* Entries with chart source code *

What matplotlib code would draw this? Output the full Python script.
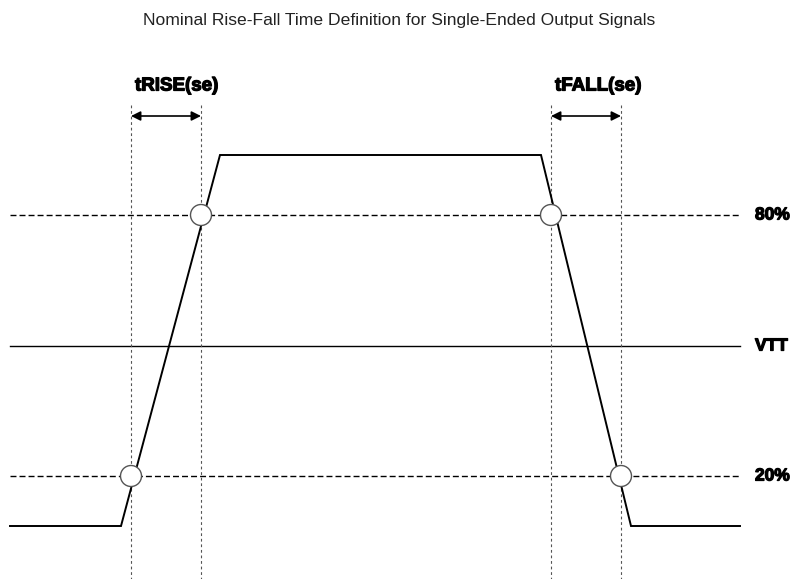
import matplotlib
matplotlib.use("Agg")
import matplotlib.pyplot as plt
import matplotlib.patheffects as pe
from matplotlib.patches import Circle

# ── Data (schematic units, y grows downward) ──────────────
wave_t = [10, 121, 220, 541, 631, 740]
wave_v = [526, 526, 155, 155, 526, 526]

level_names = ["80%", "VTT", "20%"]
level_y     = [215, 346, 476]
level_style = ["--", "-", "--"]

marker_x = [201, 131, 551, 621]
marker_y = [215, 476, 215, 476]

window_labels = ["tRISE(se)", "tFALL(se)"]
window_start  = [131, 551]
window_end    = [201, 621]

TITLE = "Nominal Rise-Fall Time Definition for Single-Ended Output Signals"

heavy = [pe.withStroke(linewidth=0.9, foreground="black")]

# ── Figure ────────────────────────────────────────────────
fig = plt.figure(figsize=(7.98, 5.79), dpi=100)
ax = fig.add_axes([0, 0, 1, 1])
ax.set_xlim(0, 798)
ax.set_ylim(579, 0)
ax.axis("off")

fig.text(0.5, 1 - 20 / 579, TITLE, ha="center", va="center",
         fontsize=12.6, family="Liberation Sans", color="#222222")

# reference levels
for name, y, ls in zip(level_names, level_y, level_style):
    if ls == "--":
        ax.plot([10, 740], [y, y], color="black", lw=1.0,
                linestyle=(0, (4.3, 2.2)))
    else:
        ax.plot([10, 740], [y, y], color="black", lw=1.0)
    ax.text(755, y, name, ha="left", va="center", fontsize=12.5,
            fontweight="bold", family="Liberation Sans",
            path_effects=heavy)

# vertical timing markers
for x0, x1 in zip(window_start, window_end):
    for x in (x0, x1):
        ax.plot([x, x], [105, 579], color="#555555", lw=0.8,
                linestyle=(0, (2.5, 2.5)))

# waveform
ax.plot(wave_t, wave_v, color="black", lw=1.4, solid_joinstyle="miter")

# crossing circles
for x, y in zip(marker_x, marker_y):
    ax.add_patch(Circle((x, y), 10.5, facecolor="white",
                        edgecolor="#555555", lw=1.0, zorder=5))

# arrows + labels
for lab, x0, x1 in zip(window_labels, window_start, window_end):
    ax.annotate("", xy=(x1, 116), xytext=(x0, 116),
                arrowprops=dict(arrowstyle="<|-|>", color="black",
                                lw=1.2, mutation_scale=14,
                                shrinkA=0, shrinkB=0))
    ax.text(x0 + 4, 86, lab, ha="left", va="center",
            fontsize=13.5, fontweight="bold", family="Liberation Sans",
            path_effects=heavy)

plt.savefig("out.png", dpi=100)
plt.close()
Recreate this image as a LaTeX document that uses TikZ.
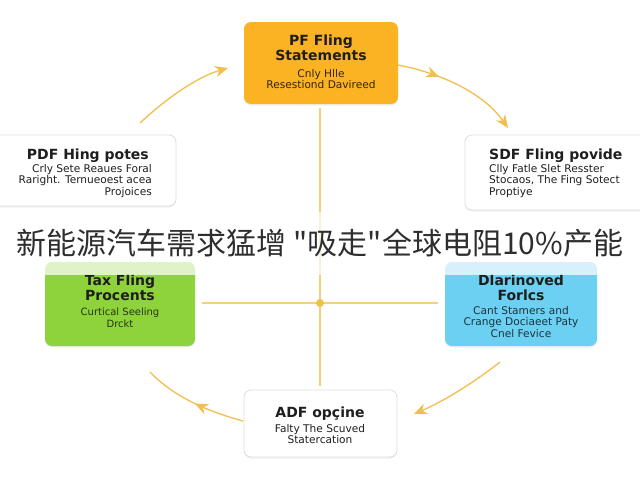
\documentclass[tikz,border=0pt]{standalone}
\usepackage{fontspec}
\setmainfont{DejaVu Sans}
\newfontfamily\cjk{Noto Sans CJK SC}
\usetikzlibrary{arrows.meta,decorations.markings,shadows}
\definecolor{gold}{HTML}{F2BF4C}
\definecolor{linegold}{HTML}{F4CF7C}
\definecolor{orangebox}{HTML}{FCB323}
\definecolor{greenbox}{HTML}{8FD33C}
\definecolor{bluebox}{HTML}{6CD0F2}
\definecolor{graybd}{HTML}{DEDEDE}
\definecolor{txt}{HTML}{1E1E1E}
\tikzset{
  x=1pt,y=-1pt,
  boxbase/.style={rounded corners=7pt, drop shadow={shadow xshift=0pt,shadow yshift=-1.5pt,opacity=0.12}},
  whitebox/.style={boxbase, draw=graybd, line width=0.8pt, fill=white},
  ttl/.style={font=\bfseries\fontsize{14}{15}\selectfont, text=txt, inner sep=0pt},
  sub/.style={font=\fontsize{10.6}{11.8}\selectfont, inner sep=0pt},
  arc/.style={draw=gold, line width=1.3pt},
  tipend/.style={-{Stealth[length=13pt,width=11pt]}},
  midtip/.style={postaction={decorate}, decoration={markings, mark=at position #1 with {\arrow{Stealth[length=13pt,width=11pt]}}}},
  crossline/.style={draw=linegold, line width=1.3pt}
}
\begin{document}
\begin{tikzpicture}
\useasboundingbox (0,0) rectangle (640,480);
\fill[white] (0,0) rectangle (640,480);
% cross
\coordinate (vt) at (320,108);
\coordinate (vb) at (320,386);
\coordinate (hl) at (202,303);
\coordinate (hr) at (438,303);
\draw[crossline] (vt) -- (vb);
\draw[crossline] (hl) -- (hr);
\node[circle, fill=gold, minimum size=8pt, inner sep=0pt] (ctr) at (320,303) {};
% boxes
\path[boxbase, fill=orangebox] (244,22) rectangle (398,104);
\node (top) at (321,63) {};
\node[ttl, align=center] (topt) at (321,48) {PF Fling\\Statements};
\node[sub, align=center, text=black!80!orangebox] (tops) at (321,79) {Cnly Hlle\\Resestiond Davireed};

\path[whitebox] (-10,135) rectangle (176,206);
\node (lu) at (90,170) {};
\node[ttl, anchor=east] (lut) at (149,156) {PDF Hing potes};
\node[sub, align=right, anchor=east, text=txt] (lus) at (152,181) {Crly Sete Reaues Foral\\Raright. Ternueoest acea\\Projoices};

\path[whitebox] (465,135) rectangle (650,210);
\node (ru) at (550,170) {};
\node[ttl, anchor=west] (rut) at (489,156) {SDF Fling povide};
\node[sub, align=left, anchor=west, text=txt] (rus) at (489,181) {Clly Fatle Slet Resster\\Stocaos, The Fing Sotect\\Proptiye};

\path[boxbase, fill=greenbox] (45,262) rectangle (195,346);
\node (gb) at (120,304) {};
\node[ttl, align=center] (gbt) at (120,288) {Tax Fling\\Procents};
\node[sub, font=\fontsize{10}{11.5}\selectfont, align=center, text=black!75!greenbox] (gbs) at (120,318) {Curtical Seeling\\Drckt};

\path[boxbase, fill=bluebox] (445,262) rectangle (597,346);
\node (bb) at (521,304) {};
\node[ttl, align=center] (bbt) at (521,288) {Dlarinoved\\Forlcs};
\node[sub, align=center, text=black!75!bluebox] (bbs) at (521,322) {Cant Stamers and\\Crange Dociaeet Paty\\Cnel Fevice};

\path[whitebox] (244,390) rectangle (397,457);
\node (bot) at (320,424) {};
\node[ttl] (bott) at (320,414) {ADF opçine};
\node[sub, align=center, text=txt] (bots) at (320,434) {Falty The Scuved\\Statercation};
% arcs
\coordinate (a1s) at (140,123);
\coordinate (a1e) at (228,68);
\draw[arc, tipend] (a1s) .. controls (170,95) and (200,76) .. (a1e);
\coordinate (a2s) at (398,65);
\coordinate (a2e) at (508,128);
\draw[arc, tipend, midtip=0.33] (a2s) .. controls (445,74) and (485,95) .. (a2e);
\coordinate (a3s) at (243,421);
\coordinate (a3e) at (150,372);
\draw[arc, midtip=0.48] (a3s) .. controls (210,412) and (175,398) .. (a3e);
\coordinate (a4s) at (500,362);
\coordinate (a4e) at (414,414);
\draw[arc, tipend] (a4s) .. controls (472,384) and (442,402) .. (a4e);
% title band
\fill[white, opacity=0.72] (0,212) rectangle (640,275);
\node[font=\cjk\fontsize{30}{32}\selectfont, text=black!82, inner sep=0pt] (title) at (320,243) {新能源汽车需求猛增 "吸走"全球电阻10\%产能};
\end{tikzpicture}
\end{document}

---

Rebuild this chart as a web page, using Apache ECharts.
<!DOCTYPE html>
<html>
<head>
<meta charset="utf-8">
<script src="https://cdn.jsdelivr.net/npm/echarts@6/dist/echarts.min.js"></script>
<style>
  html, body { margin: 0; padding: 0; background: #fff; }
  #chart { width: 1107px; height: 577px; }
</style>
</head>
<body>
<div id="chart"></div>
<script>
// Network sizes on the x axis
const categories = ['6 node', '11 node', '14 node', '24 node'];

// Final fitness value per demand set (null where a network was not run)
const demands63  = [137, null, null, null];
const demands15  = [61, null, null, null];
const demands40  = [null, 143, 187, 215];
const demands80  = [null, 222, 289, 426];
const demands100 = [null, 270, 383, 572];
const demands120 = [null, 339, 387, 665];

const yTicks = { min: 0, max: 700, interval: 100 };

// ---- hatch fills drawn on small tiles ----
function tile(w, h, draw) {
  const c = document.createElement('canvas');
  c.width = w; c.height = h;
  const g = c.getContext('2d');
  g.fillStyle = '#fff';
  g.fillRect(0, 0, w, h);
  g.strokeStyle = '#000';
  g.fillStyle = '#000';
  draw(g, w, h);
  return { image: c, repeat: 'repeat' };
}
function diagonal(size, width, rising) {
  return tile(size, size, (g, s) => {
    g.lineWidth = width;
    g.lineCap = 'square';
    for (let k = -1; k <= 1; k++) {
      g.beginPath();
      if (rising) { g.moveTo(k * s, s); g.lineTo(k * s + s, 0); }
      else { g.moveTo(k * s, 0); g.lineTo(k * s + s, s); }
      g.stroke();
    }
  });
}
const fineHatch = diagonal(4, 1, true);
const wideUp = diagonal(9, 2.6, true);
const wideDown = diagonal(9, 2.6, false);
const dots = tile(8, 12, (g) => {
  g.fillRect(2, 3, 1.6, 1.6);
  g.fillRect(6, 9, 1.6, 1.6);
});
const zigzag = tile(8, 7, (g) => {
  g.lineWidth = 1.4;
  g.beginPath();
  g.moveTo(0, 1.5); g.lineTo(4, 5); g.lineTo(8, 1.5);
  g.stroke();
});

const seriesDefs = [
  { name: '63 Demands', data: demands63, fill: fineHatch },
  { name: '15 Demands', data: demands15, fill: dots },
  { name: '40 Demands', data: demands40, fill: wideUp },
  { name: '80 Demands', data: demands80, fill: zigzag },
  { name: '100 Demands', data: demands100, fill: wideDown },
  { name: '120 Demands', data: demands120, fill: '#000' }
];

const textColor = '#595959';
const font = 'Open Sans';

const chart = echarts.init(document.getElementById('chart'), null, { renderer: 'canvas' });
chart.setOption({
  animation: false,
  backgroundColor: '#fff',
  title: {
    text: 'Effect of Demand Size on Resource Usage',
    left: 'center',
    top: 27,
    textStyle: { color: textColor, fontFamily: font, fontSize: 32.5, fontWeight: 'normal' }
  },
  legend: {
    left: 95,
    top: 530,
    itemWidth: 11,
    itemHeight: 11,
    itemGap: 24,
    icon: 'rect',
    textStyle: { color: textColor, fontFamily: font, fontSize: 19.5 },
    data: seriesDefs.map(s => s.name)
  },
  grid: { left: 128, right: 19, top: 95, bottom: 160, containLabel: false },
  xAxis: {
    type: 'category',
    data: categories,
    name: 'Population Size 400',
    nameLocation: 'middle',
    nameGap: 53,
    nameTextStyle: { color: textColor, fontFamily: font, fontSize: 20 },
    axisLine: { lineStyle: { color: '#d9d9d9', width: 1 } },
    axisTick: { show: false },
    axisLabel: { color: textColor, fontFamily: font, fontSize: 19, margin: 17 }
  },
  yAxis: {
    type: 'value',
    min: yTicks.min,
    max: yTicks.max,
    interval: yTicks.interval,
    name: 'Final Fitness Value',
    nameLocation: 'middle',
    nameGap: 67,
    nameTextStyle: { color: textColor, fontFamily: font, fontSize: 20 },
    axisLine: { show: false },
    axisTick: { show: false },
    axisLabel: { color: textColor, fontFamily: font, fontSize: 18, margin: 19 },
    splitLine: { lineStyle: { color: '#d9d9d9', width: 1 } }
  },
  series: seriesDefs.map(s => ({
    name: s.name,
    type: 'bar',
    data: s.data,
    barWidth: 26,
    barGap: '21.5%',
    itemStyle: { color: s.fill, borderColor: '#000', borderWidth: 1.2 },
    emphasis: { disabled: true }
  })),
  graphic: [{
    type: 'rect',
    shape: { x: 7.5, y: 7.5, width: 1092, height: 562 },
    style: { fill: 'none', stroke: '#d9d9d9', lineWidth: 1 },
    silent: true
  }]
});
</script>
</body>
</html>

* Work to be completed *
Set down exactly the lines above, from the line containing "What matplotlib code" through the line containing "marker_y = [215, 476, 215, 476]". Skip the pictures.

* Right answer *
What matplotlib code would draw this? Output the full Python script.
import matplotlib
matplotlib.use("Agg")
import matplotlib.pyplot as plt
import matplotlib.patheffects as pe
from matplotlib.patches import Circle

# ── Data (schematic units, y grows downward) ──────────────
wave_t = [10, 121, 220, 541, 631, 740]
wave_v = [526, 526, 155, 155, 526, 526]

level_names = ["80%", "VTT", "20%"]
level_y     = [215, 346, 476]
level_style = ["--", "-", "--"]

marker_x = [201, 131, 551, 621]
marker_y = [215, 476, 215, 476]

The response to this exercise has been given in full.